What do the stats tell us?
The drop in the number of complaints is encouraging and demonstrates continued strides in the financial adviser profession around better risk management. However, from a brief review of some of the decisions, complaints were being upheld against advisers because of their basic errors
- Failure to record advice. The FOS recently advocated that calls should be taped as they provide "brilliant evidence", particularly when dealing with insistent clients.
- Not updating fact finds. This is particularly common where advisers are dealing with long-standing clients and consider that they know them and their needs. A recent decision about investment advice in 2012 found that no fact find had been completed since 1999.
- Generic advice not tailored to the client. There continues to be a tendency to rely on long suitability reports which too often are not read or digested by the client.
- Failing to set out clearly the advantages and, importantly, the disadvantages of the advice offered. A lot of the decisions referred to the advice as being far too one-sided.
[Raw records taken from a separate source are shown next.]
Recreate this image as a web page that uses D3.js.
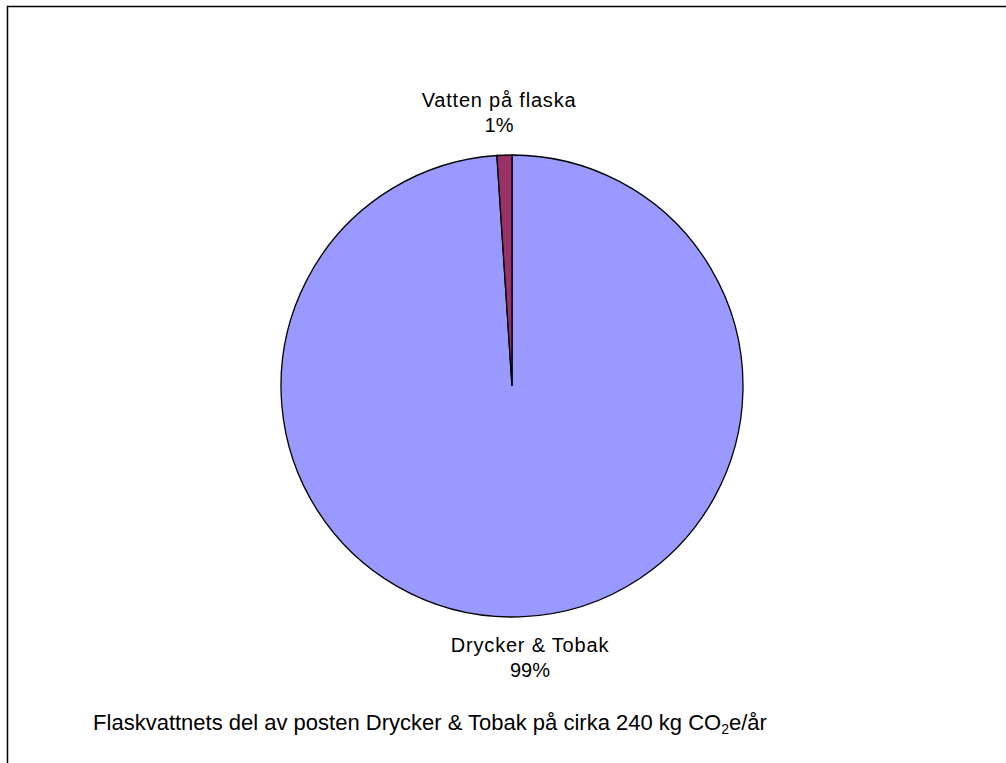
<!DOCTYPE html>
<html>
<head>
<meta charset="utf-8">
<script src="https://cdn.jsdelivr.net/npm/d3@7"></script>
<style>
  body { margin: 0; background: #fff; }
  svg { display: block; font-family: "Liberation Sans", Arial, sans-serif; }
</style>
</head>
<body>
<div id="chart"></div>
<script>
// data (kg CO2e/year)
var categories = ["Drycker & Tobak", "Vatten på flaska"];
var values = [237.5, 2.5];
var percentLabels = ["99%", "1%"];
var colors = ["#9999FF", "#993366"];

var width = 1006, height = 763;
var cx = 512, cy = 386, radius = 231;

var svg = d3.select("#chart").append("svg")
    .attr("width", width)
    .attr("height", height);

// outer frame (runs off the right and bottom)
svg.append("rect")
    .attr("x", 7.5).attr("y", 6.5)
    .attr("width", 1010).attr("height", 770)
    .attr("fill", "#fff")
    .attr("stroke", "#000")
    .attr("stroke-width", 1.5);

var data = categories.map(function(c, i){
    return {name: c, value: values[i], pct: percentLabels[i], color: colors[i]};
});

var pie = d3.pie().sort(null).value(function(d){ return d.value; });
var arc = d3.arc().innerRadius(0).outerRadius(radius);

var g = svg.append("g").attr("transform", "translate(" + cx + "," + cy + ")");

g.selectAll("path")
    .data(pie(data))
    .enter().append("path")
    .attr("d", arc)
    .attr("fill", function(d){ return d.data.color; })
    .attr("stroke", "#000")
    .attr("stroke-width", 1.3);

// labels: big slice below, small slice above
var labelPos = [
    {x: 530 - cx, y: 652 - cy, y2: 677 - cy},
    {x: 499 - cx, y: 107 - cy, y2: 132 - cy}
];
var labels = g.selectAll("g.lbl")
    .data(pie(data))
    .enter().append("g")
    .attr("class", "lbl");

labels.append("text")
    .attr("x", function(d, i){ return labelPos[i].x; })
    .attr("y", function(d, i){ return labelPos[i].y; })
    .attr("text-anchor", "middle")
    .attr("font-size", 20)
    .attr("letter-spacing", 0.8)
    .attr("fill", "#000")
    .text(function(d){ return d.data.name; });

labels.append("text")
    .attr("x", function(d, i){ return labelPos[i].x; })
    .attr("y", function(d, i){ return labelPos[i].y2; })
    .attr("text-anchor", "middle")
    .attr("font-size", 20)
    .attr("fill", "#000")
    .text(function(d){ return d.data.pct; });

// title with subscript
var title = svg.append("text")
    .attr("x", 430)
    .attr("y", 730)
    .attr("text-anchor", "middle")
    .attr("font-size", 22)
    .attr("fill", "#000");
title.append("tspan").text("Flaskvattnets del av posten Drycker & Tobak på cirka 240 kg CO");
title.append("tspan").attr("font-size", 14).attr("dy", 4).text("2");
title.append("tspan").attr("dy", -4).text("e/år");
</script>
</body>
</html>
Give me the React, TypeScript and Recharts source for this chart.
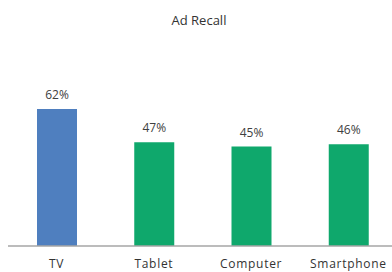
import { BarChart, Bar, XAxis, YAxis, LabelList, Cell } from 'recharts';

const categories = ['TV', 'Tablet', 'Computer', 'Smartphone'];
const recall = [62, 47, 45, 46];
const barColors = ['#4F7FBF', '#0FA86C', '#0FA86C', '#0FA86C'];

const data = categories.map((name, i) => ({ name, recall: recall[i] }));

const FONT = '"Open Sans", "Liberation Sans", sans-serif';

export default function App() {
  return (
    <div
      style={{
        position: 'fixed',
        top: 0,
        left: 0,
        width: 392,
        height: 272,
        overflow: 'hidden',
        background: '#fff',
        fontFamily: FONT,
      }}
    >
      <div
        style={{
          position: 'absolute',
          top: 11,
          left: 8,
          width: 382,
          textAlign: 'center',
          fontSize: 13,
          color: '#333',
        }}
      >
        Ad Recall
      </div>
      <div style={{ position: 'absolute', top: 8, left: 8 }}>
        <BarChart
          width={389}
          height={264}
          data={data}
          margin={{ top: 17, right: 0, bottom: 0, left: 0 }}
        >
          <YAxis hide domain={[0, 100]} />
          <XAxis
            dataKey="name"
            height={26}
            tickLine={false}
            tickSize={6}
            tickMargin={7}
            axisLine={{ stroke: '#a6a6a6', strokeWidth: 1.5 }}
            tick={{ fontSize: 12, fill: '#333', fontFamily: FONT, letterSpacing: 0.7 }}
            interval={0}
          />
          <Bar dataKey="recall" barSize={40} isAnimationActive={false}>
            {data.map((_, i) => (
              <Cell key={`cell-${i}`} fill={barColors[i]} />
            ))}
            <LabelList
              dataKey="recall"
              position="top"
              offset={10}
              formatter={(v: number) => `${v}%`}
              style={{ fontSize: 12, fill: '#404040', fontFamily: FONT }}
            />
          </Bar>
        </BarChart>
      </div>
    </div>
  );
}
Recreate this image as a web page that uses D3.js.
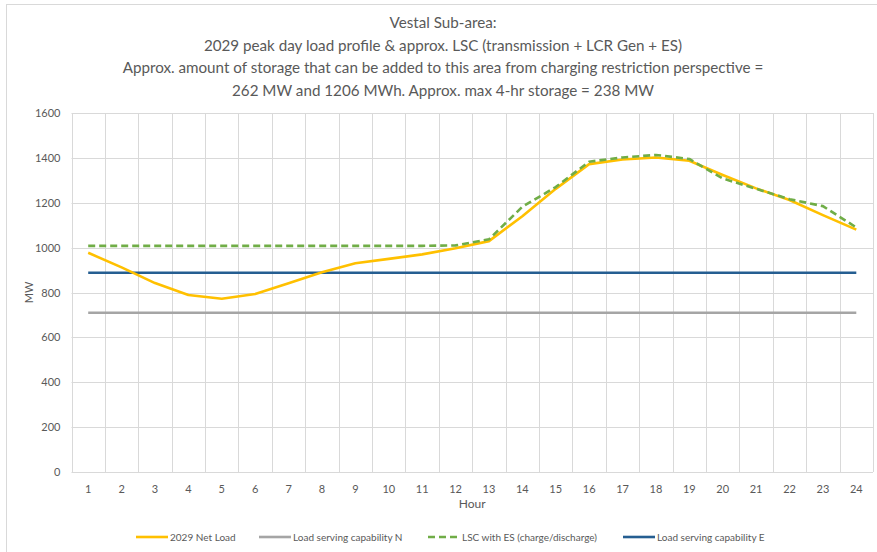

It is a matter of concern that 161 of the complaints were about advice and events that took place over 15 year ago; this again raised calls for a long-stop provision.
There continue to be complaints about inconsistent decisions, with Pimfa (the Personal Investment Management & Financial Advisers Association) monitoring decisions and looking for evidence of inconsistency to present to the FOS. It will come as no surprise that the FOS rejects any such allegation. Caroline Mitchell, the lead ombudsman, stated that they, "make evidence based decisions and don’t apply hindsight." Unfortunately, it appears that the profession continues to disagree with this assertion.
Overall, it is another good set of statistics for financial advisers and their insurers, but as ever there should not be room for complacency.